Еще студенткой она отказала двум претендентам на ее руку и сердце, еще одно предложение отклонила года три назад, тогда она была завотделением. Причина была самая прозаическая — претенденты были слишком далеки от того идеала, который часто снился девушке по ночам. А вот Павел — Павел — это сказка!
Она и мечтать не могла о таком счастье.
Но Павел отреагировал на ее вопрос удивительно спокойно, и только на позаимствованную у немцев практичность, которая порой была немного «тяжеловатой», списала Нелли Кимовна это спокойствие:
— Да, предложение. Я предлагаю тебе обсудить, как нам вместе заработать побольше денег, чтобы мы могли серьезно подумать о женитьбе.
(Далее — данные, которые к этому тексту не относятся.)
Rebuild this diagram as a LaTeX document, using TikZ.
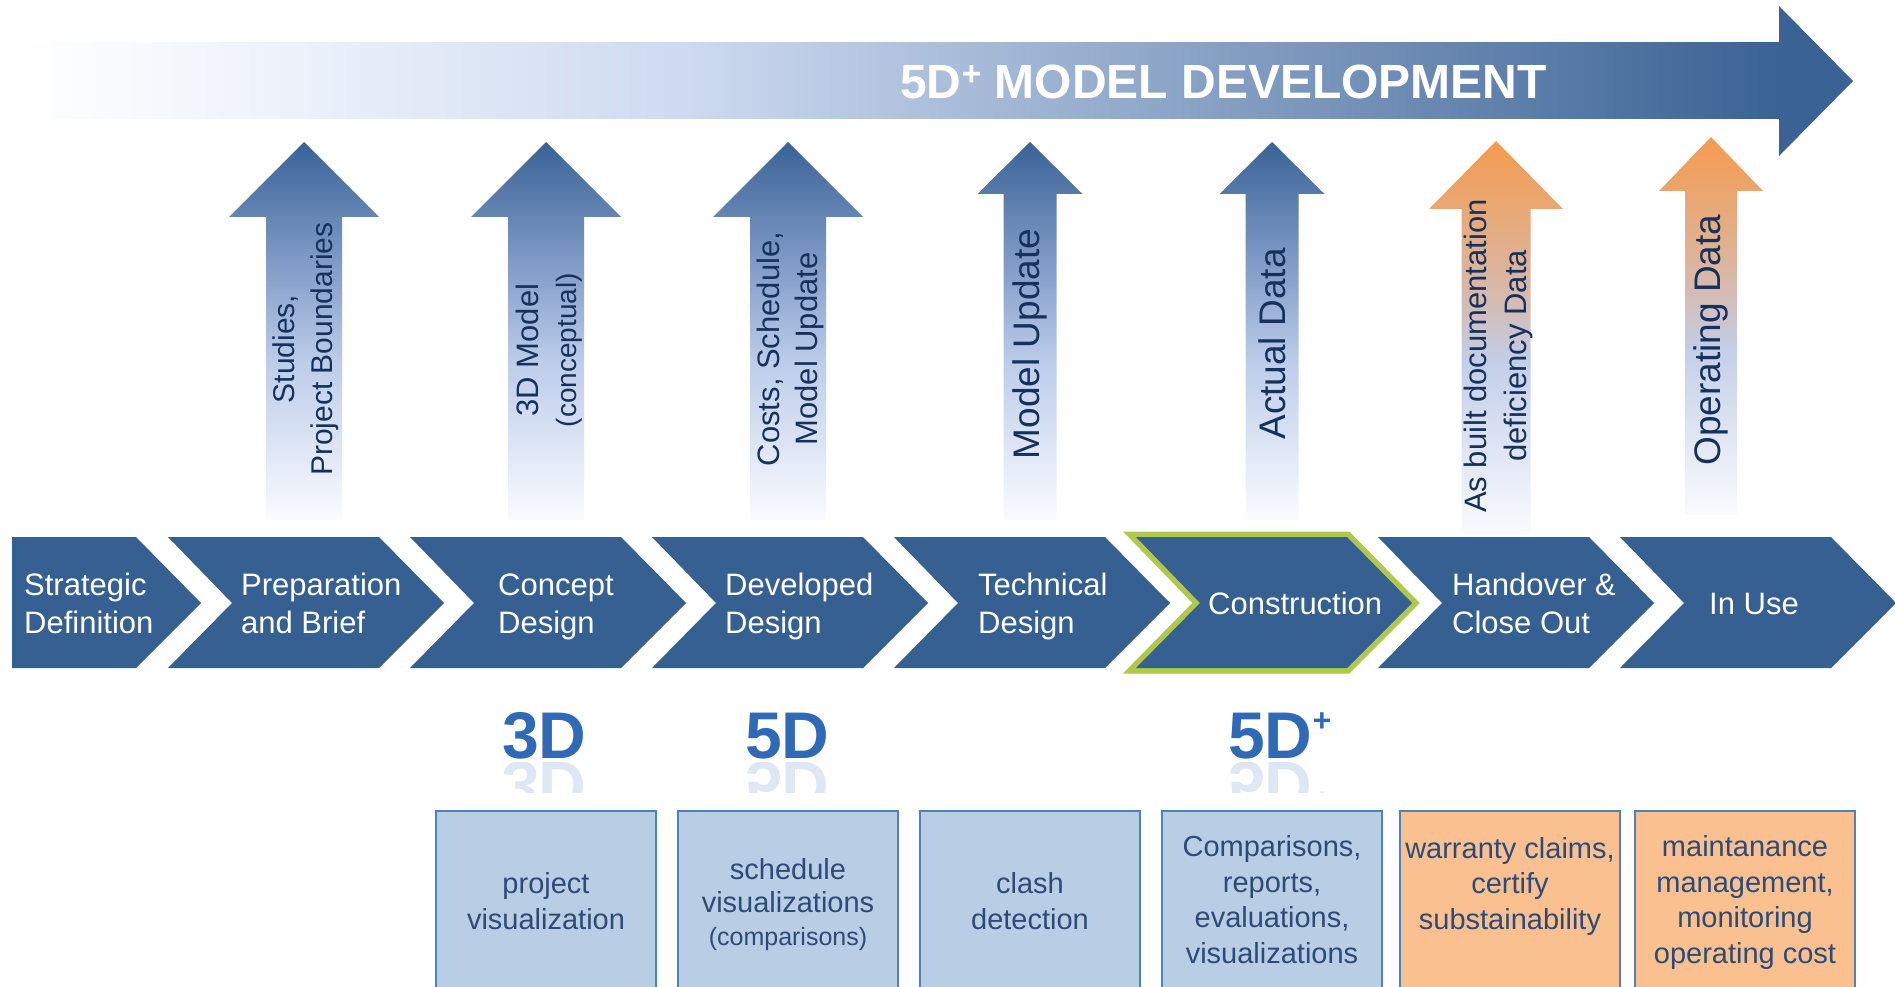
\documentclass[tikz,border=0pt]{standalone}
\usepackage{fontspec}
\setmainfont{Liberation Sans}
\definecolor{chev}{RGB}{55,96,146}
\definecolor{arrtop}{RGB}{58,98,150}
\definecolor{arrmidA}{RGB}{128,155,199}
\definecolor{arrmidB}{RGB}{188,204,234}
\definecolor{arrbot}{RGB}{250,251,254}
\definecolor{ortop}{RGB}{245,155,80}
\definecolor{ormidA}{RGB}{232,168,118}
\definecolor{ormidB}{RGB}{214,186,176}
\definecolor{ormidC}{RGB}{195,206,232}
\definecolor{bandA}{RGB}{236,241,250}
\definecolor{bandB}{RGB}{205,218,240}
\definecolor{bandC}{RGB}{58,98,148}
\definecolor{labeltxt}{RGB}{22,50,92}
\definecolor{boxtxtc}{RGB}{45,75,120}
\definecolor{boxblue}{RGB}{185,205,229}
\definecolor{boxorange}{RGB}{250,192,144}
\definecolor{boxline}{RGB}{79,129,189}
\definecolor{cgreen}{RGB}{176,200,76}
\definecolor{logoblue}{RGB}{48,105,182}
\pgfdeclareverticalshading{bluearr}{100bp}{color(0bp)=(arrbot); color(25bp)=(arrbot); color(46bp)=(arrmidB); color(59bp)=(arrmidA); color(75bp)=(arrtop); color(100bp)=(arrtop)}
\pgfdeclareverticalshading{orarr}{100bp}{color(0bp)=(arrbot); color(25bp)=(arrbot); color(47bp)=(ormidC); color(55bp)=(ormidB); color(66bp)=(ormidA); color(75bp)=(ortop); color(100bp)=(ortop)}
\pgfdeclarehorizontalshading{bandshade}{100bp}{color(0bp)=(white); color(25bp)=(white); color(33bp)=(bandA); color(44bp)=(bandB); color(75bp)=(bandC); color(100bp)=(bandC)}
\newcommand\vArrow[7]{\shade[shading=#7] (#1,#2) -- ({#1+#4},#3) -- ({#1+#5},#3) -- ({#1+#5},#6) -- ({#1-#5},#6) -- ({#1-#5},#3) -- ({#1-#4},#3) -- cycle;}
\newcommand\chevpath[1]{(#1,537) -- ({#1+211},537) -- ({#1+276},603) -- ({#1+211},668) -- (#1,668) -- ({#1+64},603) -- cycle}
\tikzset{
  chevtxt/.style={anchor=base west, align=left, text=white, inner sep=0, font=\fontsize{31}{38}\selectfont},
  rotlabel/.style={rotate=90, align=center, text=labeltxt, inner sep=0},
  boxtxt/.style={anchor=base, align=center, text=boxtxtc, inner sep=0, font=\fontsize{29}{35.5}\selectfont},
  infobox/.style={draw=boxline, line width=2},
  logo/.style={anchor=base west, text=logoblue, inner sep=0, font=\bfseries\fontsize{66}{66}\selectfont}
}
\begin{document}
\begin{tikzpicture}[x=1pt,y=-1pt]
\useasboundingbox (0,0) rectangle (1895,987);
\clip (0,0) rectangle (1895,987);
% big top arrow
\shade[shading=bandshade] (20,43) rectangle (1780,119);
\fill[bandC] (1779,6) -- (1853,81) -- (1779,156) -- cycle;
\node[anchor=base west, text=white, inner sep=0, font=\bfseries\fontsize{48}{48}\selectfont] (title) at (900,99) {5D\raisebox{13pt}{\fontsize{34}{34}\selectfont+} MODEL DEVELOPMENT};
% vertical arrows
\vArrow{304}{142}{217}{75}{38}{520}{bluearr}
\vArrow{546}{142}{217}{75}{38}{520}{bluearr}
\vArrow{788}{142}{217}{75}{38}{520}{bluearr}
\vArrow{1030}{142}{194}{52.5}{26.5}{520}{bluearr}
\vArrow{1272}{142}{194}{52.5}{26.5}{520}{bluearr}
\vArrow{1496}{141}{209}{67}{34.5}{535}{orarr}
\vArrow{1711}{137}{191}{52}{26}{515}{orarr}
\node[rotlabel, font=\fontsize{30}{38}\selectfont] (a1) at (306,349) {Studies,\\Project Boundaries};
\node[rotlabel, font=\fontsize{31}{38}\selectfont] (a2) at (549,350) {3D Model\\\fontsize{28}{38}\selectfont (conceptual)};
\node[rotlabel, font=\fontsize{31}{38}\selectfont] (a3) at (790,349) {Costs, Schedule,\\Model Update};
\node[rotlabel, font=\fontsize{37}{40}\selectfont] (a4) at (1030,344) {Model Update};
\node[rotlabel, font=\fontsize{37}{40}\selectfont] (a5) at (1272,344) {Actual Data};
\node[rotlabel, font=\fontsize{31}{40}\selectfont] (a6) at (1498,356) {As built documentation\\deficiency Data};
\node[rotlabel, font=\fontsize{37}{40}\selectfont] (a7) at (1711,340) {Operating Data};
% chevrons
\fill[chev] (12,537) -- (136,537) -- (201,603) -- (136,668) -- (12,668) -- cycle;
\fill[chev] \chevpath{168};
\fill[chev] \chevpath{410};
\fill[chev] \chevpath{652};
\fill[chev] \chevpath{894};
\draw[cgreen, line width=11, line join=miter] \chevpath{1136};
\fill[chev] \chevpath{1136};
\fill[chev] \chevpath{1378};
\fill[chev] \chevpath{1620};
\node[chevtxt] (c1) at (24,633) {Strategic\\Definition};
\node[chevtxt] (c2) at (241,633) {Preparation\\and Brief};
\node[chevtxt] (c3) at (498,633) {Concept\\Design};
\node[chevtxt] (c4) at (725,633) {Developed\\Design};
\node[chevtxt] (c5) at (978,633) {Technical\\Design};
\node[chevtxt] (c6) at (1208,614) {Construction};
\node[chevtxt] (c7) at (1452,633) {Handover \&\\Close Out};
\node[chevtxt] (c8) at (1709,614) {In Use};
% logos
\node[logo] (l3) at (502,758) {3D};
\node[logo] (l5) at (745,758) {5D};
\node[logo] (l5p) at (1228,758) {5D\raisebox{27pt}{\fontsize{32}{32}\selectfont+}};
\begin{scope}
\clip (480,762) rectangle (1360,792);
\node[logo, yscale=-1, opacity=0.16] (r3) at (502,762) {3D};
\node[logo, yscale=-1, opacity=0.16] (r5) at (745,762) {5D};
\node[logo, yscale=-1, opacity=0.16] (r5p) at (1228,762) {5D\raisebox{27pt}{\fontsize{32}{32}\selectfont+}};
\end{scope}
% boxes
\filldraw[infobox, fill=boxblue] (436,811) rectangle (656,1000);
\filldraw[infobox, fill=boxblue] (678,811) rectangle (898,1000);
\filldraw[infobox, fill=boxblue] (920,811) rectangle (1140,1000);
\filldraw[infobox, fill=boxblue] (1162,811) rectangle (1382,1000);
\filldraw[infobox, fill=boxorange] (1400,811) rectangle (1620,1000);
\filldraw[infobox, fill=boxorange] (1635,811) rectangle (1855,1000);
\node[boxtxt] (b1) at (546,929) {project\\visualization};
\node[boxtxt, font=\fontsize{29}{33}\selectfont] (b2) at (788,945) {schedule\\visualizations\\\fontsize{25}{33}\selectfont (comparisons)};
\node[boxtxt] (b3) at (1030,929) {clash\\detection};
\node[boxtxt] (b4) at (1272,963) {Comparisons,\\reports,\\evaluations,\\visualizations};
\node[boxtxt] (b5) at (1510,929) {warranty claims,\\certify\\substainability};
\node[boxtxt] (b6) at (1745,963) {maintanance\\management,\\monitoring\\operating cost};
\end{tikzpicture}
\end{document}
— Скажи… Ты правда хотел бы, чтобы я стала твоей женой? — она спросила это очень тихо, смущаясь, вся напрягшись и замерев в ожидании ответа.
— Да.
Нелли Кимовна вспыхнула, подняв сияющие глаза на своего принца, а тот, покуривая, добавил, ловко прихлопывая сложенной вчетверо газетой очередного таракана:
— Только прежде чем решиться на столь серьезный и ответственный для нас обоих шаг, нам обязательно надо с тобой заработать много денег. Чтобы мы могли себя чувствовать спокойно и комфортно, чтобы мы были уверены в своем будущем и в будущем наших с тобой детей.
— А где мы будем жить?
— Ну, не здесь.
— А где?
— Может быть, в Праге. А еще лучше — в Австрии. Там очень красиво, и уровень жизни куда выше, чем в нашей стране, не говоря уж о вашей — А много — это сколько?
— Не понял, — он удивленно посмотрел на нее, — что много?
— Много денег заработать — это сколько много?
— А-а! — он рассмеялся. — Ну, много — это много. Не меньше ста, лучше двухсот тысяч долларов. Несколько секунд она не могла вымолвить ни слова, глядя на своего любимого с нескрываемым изумлением. А потом шок прошел, и Нелли Кимовна почувствовала себя последней набитой дурой, над которой каждый мужик, даже этот милый чех, может издеваться сколько ему заблагорассудится.
— Двести тысяч долларов, значит, да? Заработать? А только потом мы с тобой, глядишь, рассмотрим вопрос о нашей женитьбе? Да?
— Ну да.
— А зарабатывать двести тысяч мы, знаешь, сколько времени будем? — она зло сверкнула глазами, стараясь взглядом испепелить это чудовище. — По двадцать долларов в месяц, не евши, не пивши, я заработаю эти деньги всего за девятьсот лет!
— О, ты ошибаешься.
— Ошибаюсь? Нет, я не ошибаюсь! К началу четвертого тысячелетия мы как раз созреем для женитьбы.
— Ты ошибаешься. Мы заработаем эти деньги за три, максимум за пять лет.
— Слушай, а может, ты просто болен? Жаль, что я гинеколог, а не психиатр.
— Я тоже не психиатр, — Павел оставался совершенно спокойным и разговаривал с ней снисходительно, не сгоняя с лица насмешливую улыбочку, — а надо бы было тебя проверить — я все говорю, говорю, а ты как будто меня не слышишь. Или не хочешь слышать, что в принципе одно и то же.